Time-varying matrix pseudoinverse (TVMP) problem has been investigated by many researchers in recent years, but a new class of matrix termed Zhang matrix has been found and not been handled by some conventional models, e.g., Getz–Marsden dynamic model. On the other way, future matrix pseudoinverse (FMP), as a more challenging and intractable discrete-time problem, deserves more attention due to its significant role-playing on some engineering applications, such as redundant manipulator. Based on the zeroing neural network (ZNN), this article concentrates on designing new discrete ZNN models appropriately for computing the FMPs of all matrices of full rank, including the Zhang matrix.
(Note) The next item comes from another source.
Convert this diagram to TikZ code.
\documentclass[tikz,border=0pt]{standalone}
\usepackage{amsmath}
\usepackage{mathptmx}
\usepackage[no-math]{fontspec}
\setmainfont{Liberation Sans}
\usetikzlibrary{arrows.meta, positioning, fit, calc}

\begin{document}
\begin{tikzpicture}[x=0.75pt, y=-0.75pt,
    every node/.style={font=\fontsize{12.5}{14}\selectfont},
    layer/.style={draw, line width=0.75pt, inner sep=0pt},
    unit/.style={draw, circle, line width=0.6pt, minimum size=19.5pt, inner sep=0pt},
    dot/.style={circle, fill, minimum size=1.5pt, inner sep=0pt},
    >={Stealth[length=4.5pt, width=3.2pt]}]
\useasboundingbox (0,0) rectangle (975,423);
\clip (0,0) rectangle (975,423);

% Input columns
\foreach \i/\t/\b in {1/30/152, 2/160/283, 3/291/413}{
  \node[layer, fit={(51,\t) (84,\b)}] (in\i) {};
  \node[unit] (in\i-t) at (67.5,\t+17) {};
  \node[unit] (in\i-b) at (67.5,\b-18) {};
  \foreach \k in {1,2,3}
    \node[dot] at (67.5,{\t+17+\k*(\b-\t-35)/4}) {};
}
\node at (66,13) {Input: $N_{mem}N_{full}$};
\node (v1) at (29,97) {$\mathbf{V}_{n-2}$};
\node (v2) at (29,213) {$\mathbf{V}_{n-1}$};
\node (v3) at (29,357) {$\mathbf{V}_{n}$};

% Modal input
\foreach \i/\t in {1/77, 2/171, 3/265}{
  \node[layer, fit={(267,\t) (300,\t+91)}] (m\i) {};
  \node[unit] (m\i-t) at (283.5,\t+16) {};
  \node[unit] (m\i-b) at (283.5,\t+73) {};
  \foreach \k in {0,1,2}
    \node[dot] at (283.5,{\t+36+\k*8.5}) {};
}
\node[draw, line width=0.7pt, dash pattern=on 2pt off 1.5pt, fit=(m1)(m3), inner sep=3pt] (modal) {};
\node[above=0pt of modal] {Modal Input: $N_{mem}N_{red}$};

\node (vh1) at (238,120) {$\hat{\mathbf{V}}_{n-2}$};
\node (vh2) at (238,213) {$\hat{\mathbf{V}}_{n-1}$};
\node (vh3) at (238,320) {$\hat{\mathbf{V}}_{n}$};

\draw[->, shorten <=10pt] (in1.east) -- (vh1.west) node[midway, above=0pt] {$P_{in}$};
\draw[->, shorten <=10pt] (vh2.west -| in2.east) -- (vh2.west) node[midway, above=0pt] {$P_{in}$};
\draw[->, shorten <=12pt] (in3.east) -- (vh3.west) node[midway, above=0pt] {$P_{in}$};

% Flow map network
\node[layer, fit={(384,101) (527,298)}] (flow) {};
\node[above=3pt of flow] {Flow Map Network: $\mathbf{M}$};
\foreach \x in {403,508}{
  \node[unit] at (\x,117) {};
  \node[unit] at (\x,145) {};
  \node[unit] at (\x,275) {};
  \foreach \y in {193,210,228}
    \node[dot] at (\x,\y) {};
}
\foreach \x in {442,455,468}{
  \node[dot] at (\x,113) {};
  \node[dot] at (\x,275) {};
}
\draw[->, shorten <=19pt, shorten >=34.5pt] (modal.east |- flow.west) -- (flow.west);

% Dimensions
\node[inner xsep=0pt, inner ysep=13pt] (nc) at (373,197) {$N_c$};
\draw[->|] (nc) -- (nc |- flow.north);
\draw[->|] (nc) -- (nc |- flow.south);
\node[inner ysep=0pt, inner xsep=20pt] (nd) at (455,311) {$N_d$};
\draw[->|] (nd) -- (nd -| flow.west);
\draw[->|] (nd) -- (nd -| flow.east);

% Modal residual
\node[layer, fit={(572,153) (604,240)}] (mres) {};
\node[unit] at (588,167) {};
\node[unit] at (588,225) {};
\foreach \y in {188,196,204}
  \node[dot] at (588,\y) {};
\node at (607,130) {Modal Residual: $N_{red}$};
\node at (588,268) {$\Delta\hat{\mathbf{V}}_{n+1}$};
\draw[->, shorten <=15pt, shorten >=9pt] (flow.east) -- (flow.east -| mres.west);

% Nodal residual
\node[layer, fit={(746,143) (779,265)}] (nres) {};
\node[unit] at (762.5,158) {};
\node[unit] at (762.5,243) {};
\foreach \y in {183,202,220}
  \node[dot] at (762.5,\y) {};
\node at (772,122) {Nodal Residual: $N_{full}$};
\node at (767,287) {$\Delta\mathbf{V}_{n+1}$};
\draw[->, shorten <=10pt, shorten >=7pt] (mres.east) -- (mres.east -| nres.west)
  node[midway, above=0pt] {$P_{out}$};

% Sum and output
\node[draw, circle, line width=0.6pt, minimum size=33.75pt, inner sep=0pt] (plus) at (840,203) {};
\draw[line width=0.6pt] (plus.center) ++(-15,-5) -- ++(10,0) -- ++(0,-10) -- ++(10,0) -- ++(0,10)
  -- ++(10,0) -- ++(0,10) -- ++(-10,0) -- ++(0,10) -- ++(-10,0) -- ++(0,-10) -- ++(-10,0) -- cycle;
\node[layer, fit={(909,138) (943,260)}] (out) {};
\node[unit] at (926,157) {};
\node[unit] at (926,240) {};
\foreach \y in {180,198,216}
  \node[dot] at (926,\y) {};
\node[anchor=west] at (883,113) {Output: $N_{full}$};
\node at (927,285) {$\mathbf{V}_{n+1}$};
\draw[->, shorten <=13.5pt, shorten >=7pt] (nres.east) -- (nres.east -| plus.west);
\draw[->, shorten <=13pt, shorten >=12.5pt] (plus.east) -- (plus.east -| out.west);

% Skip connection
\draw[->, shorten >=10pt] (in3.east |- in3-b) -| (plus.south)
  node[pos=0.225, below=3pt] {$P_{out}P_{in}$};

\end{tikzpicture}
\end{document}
First, an inverse-free continuous ZNN model for computing TVMP is derived. Subsequently, Zhang et al. discretization (ZeaD) formulas and equidistant extrapolation formulas are used to discretize the continuous ZNN model to two discrete ZNN models for computing FMPs with different truncation errors. The numerical experiments are conducted for the five conventional discrete models and two new discrete ZNN models. Distinct numerical results substantiate the effectiveness and choiceness of newly proposed models. Finally, one of the newly proposed models is implemented on simulating and physical instances of robot manipulators, respectively, to show its practicability.